Assalto Capitol Hill, quattro mesi a Bannon per oltraggio. Citato Trump

Scontri fra simpatizanti di Trump e la polizia davanti al Capitol Hill.
Scontri fra simpatizanti di Trump e la polizia davanti al Campidoglio. (AFP/ Joseph Prezioso ) AFP)

WASHINGTON. – Quattro mesi e 6.500 dollari di multa: è la pena inflitta da una corte federale di Washington al 68enne Steve Bannon, l’ex capo della campagna elettorale di Donald Trump e poi suo stratega della Casa Bianca, per oltraggio al Congresso: un reato legato al fatto che si è rifiutato di testimoniare e fornire documenti nell’indagine parlamentare sull’assalto al Capitol del 6 gennaio 2021.

L’accusa aveva chiesto due mesi in più (oltre ad una multa più salata da 200 mila dollari), ossia la metà del massimo previsto. Bannon comunque resterà in libertà perché la pena è stata sospesa in attesa del preannunciato appello, che tuttavia dovrà essere presentato nei tempi previsti, altrimenti lo attende il carcere entro il 15 novembre.

Si tratta del primo risultato concreto dell’inchiesta della Camera, che entro fine anno presenterà le sue conclusioni. Bannon è anche il luogotenente di più alto profilo nella cerchia del tycoon ad essere condannato in relazione all’attacco al Campidoglio, anche se indirettamente per la mancata cooperazione con le indagini. A novembre sarà invece il turno dell’ex consigliere Peter Navarro, accusato dello stesso reato.

Anche Trump ha ricevuto un mandato di comparizione per consegnare documenti entro il 4 novembre e per una testimonianza giurata entro il 14 novembre. Se non lo rispetterà, rischia il carcere come il suo ex stratega, a meno che non tenti di bloccarlo ricorrendo alla corte suprema o di dribblarlo invocando il quinto emendamento contro l’autoincriminazione.

Intanto si complica la sua posizione nell’inchiesta sulle carte classificate sequestrate nella sua residenza di Mar-a-Lago: il Washington Post ha svelato che alcuni di quei documenti riguardano informazioni di intelligence altamente sensibili sull’Iran e sulla Cina e che almeno uno è relativo al programma missilistico di Teheran: tutto materiale che, se rivelato, potrebbe mettere a rischio i metodi di raccolta informazioni da parte dell’intelligence. Ma per il tycoon si tratta solo di fughe di notizie pilotate su una ‘bufala’.

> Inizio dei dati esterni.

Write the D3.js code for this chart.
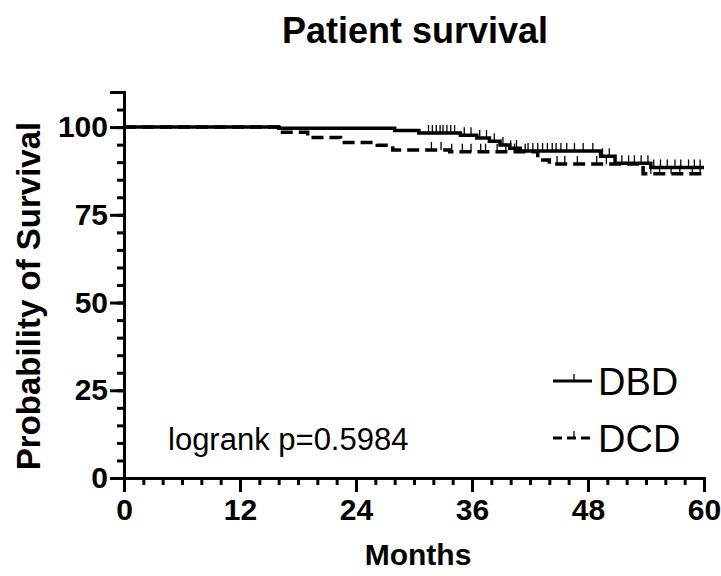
<!DOCTYPE html>
<html>
<head>
<meta charset="utf-8">
<script src="https://cdn.jsdelivr.net/npm/d3@7"></script>
<style>
  body { margin: 0; background: #fff; }
  svg { font-family: "Liberation Sans", Arial, sans-serif; }
</style>
</head>
<body>
<svg width="721" height="576"></svg>
<script>
// survival steps: [month, survival % after event]
const dbdSteps = [[0, 100], [16.0, 99.7], [28.0, 99.0], [30.5, 98.3], [34.8, 97.7], [36.5, 96.9],
  [37.8, 96.0], [38.9, 94.9], [39.9, 94.0], [41.0, 93.2], [49.3, 91.7], [50.8, 89.7], [54.5, 88.5]];
const dcdSteps = [[0, 100], [16.0, 98.5], [19.0, 97.0], [22.4, 95.6], [26.2, 94.8], [27.8, 93.5],
  [33.7, 93.0], [42.8, 90.6], [44.0, 89.5], [53.7, 86.7]];

// censored times (months)
const dbdCensor = [31.5, 31.9, 32.3, 32.7, 33.0, 33.4, 33.8, 34.2, 35.2, 35.9, 36.8, 37.5, 38.3, 39.2,
  40.0, 40.6, 41.8, 42.3, 42.8, 43.3, 43.8, 44.3, 44.7, 45.2, 45.8, 46.6, 47.5, 48.5, 49.5, 50.2,
  51.5, 52.2, 52.8, 53.5, 54.2, 54.8, 55.5, 56.2, 57.0, 57.6, 58.4, 59.0, 59.6];
const dcdCensor = [31.8, 32.8, 33.9, 35.0, 35.9, 36.9, 37.4, 38.6, 39.5, 40.4, 41.5, 44.8, 45.6,
  46.9, 48.9, 49.9, 50.8, 54.5, 55.4, 56.6, 57.5, 58.8, 59.6];

const xTicks = [0, 12, 24, 36, 48, 60];
const yTicks = [0, 25, 50, 75, 100];
const groups = ["DBD", "DCD"];

const svg = d3.select("svg");
const x = d3.scaleLinear().domain([0, 60]).range([124, 704]);
const y = d3.scaleLinear().domain([0, 110]).range([478, 92]);

// survival value at time t
function survAt(steps, t) {
  let s = 100;
  steps.forEach(d => { if (d[0] <= t) s = d[1]; });
  return s;
}

// Titel
svg.append("text")
  .attr("x", 415).attr("y", 43)
  .attr("text-anchor", "middle")
  .style("font-size", "36px").style("font-weight", "bold")
  .text("Patient survival");

const tickFont = g => g.attr("font-family", null).attr("font-size", null)
  .selectAll("text").style("font-size", "30px").style("font-weight", "bold");

// X axis (minor + major)
svg.append("g").attr("transform", "translate(0,478)")
  .call(d3.axisBottom(x).tickValues(d3.range(0, 61, 2)).tickSize(7).tickFormat(""));
svg.append("g").attr("transform", "translate(0,478)")
  .call(d3.axisBottom(x).tickValues(xTicks).tickSize(14).tickPadding(7))
  .call(tickFont);

// Y axis (minor + major)
svg.append("g").attr("transform", "translate(124,0)")
  .call(d3.axisLeft(y).tickValues(d3.range(0, 111, 5)).tickSize(7).tickFormat(""));
svg.append("g").attr("transform", "translate(124,0)")
  .call(d3.axisLeft(y).tickValues(yTicks).tickSize(14).tickPadding(2))
  .call(tickFont);

svg.selectAll(".domain").attr("stroke-width", 3);
svg.selectAll(".tick line").attr("stroke-width", 3);

// axis labels
svg.append("text")
  .attr("x", 418).attr("y", 565)
  .attr("text-anchor", "middle")
  .style("font-size", "30px").style("font-weight", "bold")
  .text("Months");
svg.append("text")
  .attr("transform", "translate(40,296) rotate(-90)")
  .attr("text-anchor", "middle")
  .style("font-size", "33px").style("font-weight", "bold")
  .text("Probability of Survival");

// curves
const line = d3.line().x(d => x(d[0])).y(d => y(d[1])).curve(d3.curveStepAfter);
function drawCurve(steps, censor, dash) {
  const pts = steps.concat([[60, steps[steps.length - 1][1]]]);
  svg.append("path").datum(pts)
    .attr("d", line)
    .attr("fill", "none").attr("stroke", "#000").attr("stroke-width", 3.5)
    .attr("stroke-dasharray", dash);
  svg.append("g").selectAll("line")
    .data(censor)
    .join("line")
    .attr("x1", d => x(d)).attr("x2", d => x(d))
    .attr("y1", d => y(survAt(steps, d)))
    .attr("y2", d => y(survAt(steps, d)) - 8)
    .attr("stroke", "#000").attr("stroke-width", 1.3);
}
drawCurve(dbdSteps, dbdCensor, null);
drawCurve(dcdSteps, dcdCensor, "12,6");

// legend
const leg = svg.append("g");
groups.forEach((g, i) => {
  const ly = 381 + i * 57;
  leg.append("line")
    .attr("x1", 553).attr("x2", 592).attr("y1", ly).attr("y2", ly)
    .attr("stroke", "#000").attr("stroke-width", 3)
    .attr("stroke-dasharray", i ? "9,5" : null);
  leg.append("line")
    .attr("x1", 574).attr("x2", 574).attr("y1", ly).attr("y2", ly - 7)
    .attr("stroke", "#000").attr("stroke-width", 1.3);
  leg.append("text")
    .attr("x", 598).attr("y", ly + 14)
    .style("font-size", "38px")
    .text(g);
});

// logrank
svg.append("text")
  .attr("x", 168).attr("y", 450)
  .style("font-size", "31px")
  .text("logrank p=0.5984");
</script>
</body>
</html>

Bannon, ideologo dell’estrema destra populista americana, aveva invocato l’immunità del privilegio esecutivo. Ma Trump non lo ha fatto e quindi Bannon, che “era un cittadino privato il 6 gennaio”, non può avvalersene, secondo il giudice Carl Nichols (nominato dall’ex presidente). Il magistrato ha sottolineato che l’imputato non ha mostrato alcun segno di pentimento e che la pena ha anche una funzione deterrente per scoraggiare altri a non cooperare con il parlamento, che è espressione della volontà popolare.

“Rispettare il Congresso è una componente importante del nostro sistema costituzionale”, ha ammonito. Lui ha risposto che non ha alcuna ragione di scusarsi perché non ha fatto nulla di male, anche se non ha voluto raccontare alla commissione della Camera delle sue telefonate e dei suoi movimenti sospetti alla vigilia dell’assalto, dopo che aveva previsto si sarebbe scatenato “l’inferno”.

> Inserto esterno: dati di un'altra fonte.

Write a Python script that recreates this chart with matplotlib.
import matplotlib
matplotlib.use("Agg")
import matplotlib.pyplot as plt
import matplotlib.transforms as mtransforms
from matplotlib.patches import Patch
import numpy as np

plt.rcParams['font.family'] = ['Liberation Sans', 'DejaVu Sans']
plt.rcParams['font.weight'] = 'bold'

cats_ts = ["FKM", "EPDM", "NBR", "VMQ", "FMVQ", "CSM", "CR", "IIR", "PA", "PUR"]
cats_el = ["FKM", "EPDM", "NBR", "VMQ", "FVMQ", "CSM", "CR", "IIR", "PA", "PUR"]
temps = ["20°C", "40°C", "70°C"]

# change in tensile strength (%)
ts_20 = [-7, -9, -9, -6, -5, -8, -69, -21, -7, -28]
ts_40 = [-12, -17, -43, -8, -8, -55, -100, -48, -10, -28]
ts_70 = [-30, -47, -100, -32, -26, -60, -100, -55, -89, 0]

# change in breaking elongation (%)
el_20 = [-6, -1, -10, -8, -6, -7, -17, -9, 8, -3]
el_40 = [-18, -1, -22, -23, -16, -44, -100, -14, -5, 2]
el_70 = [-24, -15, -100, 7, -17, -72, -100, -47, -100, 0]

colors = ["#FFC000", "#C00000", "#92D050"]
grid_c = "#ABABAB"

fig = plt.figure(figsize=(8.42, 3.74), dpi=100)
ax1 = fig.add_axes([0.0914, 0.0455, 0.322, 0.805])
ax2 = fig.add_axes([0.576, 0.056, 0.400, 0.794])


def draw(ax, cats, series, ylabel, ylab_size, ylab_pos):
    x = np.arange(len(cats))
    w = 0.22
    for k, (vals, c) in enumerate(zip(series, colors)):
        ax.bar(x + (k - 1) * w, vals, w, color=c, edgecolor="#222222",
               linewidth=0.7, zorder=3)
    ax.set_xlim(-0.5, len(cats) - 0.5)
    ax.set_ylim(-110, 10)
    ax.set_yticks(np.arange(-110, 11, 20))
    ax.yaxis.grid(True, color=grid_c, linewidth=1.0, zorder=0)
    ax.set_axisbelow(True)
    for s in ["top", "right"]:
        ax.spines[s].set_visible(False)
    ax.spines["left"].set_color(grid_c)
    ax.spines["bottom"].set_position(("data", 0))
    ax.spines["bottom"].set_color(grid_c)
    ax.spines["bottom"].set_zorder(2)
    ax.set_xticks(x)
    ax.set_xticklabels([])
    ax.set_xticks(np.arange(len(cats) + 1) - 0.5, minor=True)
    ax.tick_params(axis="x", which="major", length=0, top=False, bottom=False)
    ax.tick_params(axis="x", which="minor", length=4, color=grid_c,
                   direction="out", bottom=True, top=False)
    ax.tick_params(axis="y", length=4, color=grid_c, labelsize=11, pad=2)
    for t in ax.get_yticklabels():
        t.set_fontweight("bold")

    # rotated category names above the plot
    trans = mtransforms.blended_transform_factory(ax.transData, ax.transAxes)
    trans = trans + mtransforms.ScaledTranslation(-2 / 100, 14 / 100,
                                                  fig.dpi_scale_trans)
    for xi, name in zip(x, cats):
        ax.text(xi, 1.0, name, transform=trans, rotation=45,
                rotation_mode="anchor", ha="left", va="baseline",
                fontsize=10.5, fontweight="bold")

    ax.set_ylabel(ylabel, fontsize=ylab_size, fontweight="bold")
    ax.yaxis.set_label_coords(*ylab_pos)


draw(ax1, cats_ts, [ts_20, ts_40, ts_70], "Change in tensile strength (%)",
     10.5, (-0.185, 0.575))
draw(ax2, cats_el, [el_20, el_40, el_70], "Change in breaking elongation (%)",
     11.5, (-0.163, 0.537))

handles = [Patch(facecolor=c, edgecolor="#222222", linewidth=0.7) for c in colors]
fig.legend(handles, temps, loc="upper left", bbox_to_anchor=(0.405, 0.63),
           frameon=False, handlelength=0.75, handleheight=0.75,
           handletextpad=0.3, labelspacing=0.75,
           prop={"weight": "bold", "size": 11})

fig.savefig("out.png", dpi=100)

E dopo la sentenza ha lanciato nuove minacce in vista delle elezioni di Midterm, quando i repubblicani potrebbero riconquistare almeno la Camera: “L’8 novembre sarà il giorno del giudizio per il regime illegittimo di Joe Biden”, ha tuonato, prefigurando la sconfitta dei dem, la fine del potere della speaker Nancy Pelosi e l’impeachment del ministro della Giustizia Merrick Garland.

Quindi, mentre alcuni manifestanti gridavano ‘Bannon traditore’ e ‘lock him up’ (arrestatelo), ha assicurato di “rispettare il giudice e la sua sentenza”, ma ha anticipato che farà “un appello vigoroso”. Nel frattempo dovrà vedersela anche con un’altra causa a New York per la truffa nella raccolta fondi per il muro al confine col Messico (dopo essere stato graziato dall’ex presidente sul fronte federale).